_GOAL_. Find all the lines with "this" and gather them.
# start of RECORDS PROVIDED
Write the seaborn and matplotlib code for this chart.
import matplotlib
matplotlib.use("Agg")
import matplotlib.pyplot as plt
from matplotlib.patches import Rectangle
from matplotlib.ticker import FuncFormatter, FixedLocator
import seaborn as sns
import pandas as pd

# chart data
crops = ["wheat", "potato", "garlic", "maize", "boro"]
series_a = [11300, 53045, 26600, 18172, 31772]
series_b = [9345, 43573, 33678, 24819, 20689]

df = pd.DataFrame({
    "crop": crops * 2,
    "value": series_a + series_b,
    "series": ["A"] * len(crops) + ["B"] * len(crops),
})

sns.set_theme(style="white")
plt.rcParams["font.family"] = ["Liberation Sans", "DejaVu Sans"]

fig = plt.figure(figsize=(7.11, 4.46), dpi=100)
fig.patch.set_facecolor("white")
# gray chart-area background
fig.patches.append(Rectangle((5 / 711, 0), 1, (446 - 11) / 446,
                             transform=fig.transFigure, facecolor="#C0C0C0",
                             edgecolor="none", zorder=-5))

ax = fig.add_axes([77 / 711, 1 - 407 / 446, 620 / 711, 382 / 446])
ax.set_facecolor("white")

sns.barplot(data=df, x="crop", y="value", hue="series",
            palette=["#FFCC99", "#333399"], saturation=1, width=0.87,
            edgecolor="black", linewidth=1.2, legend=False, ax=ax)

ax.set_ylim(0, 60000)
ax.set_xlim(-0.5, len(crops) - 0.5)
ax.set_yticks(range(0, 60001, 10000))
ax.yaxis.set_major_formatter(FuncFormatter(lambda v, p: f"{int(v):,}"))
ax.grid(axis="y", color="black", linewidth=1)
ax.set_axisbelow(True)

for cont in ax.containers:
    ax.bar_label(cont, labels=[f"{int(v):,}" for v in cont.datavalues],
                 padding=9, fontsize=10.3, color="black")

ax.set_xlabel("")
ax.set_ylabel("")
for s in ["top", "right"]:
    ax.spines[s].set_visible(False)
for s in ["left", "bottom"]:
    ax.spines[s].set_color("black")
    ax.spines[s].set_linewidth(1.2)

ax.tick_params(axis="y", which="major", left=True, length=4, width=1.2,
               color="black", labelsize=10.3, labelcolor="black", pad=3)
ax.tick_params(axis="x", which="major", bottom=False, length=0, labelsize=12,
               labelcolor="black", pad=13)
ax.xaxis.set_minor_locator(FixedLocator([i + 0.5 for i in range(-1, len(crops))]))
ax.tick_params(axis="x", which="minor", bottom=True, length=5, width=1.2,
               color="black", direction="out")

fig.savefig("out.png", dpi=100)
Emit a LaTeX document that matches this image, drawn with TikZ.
# end of RECORDS PROVIDED
_FULL OUTPUT_.
Write the seaborn and matplotlib code for this chart.
Emit a LaTeX document that matches this image, drawn with TikZ.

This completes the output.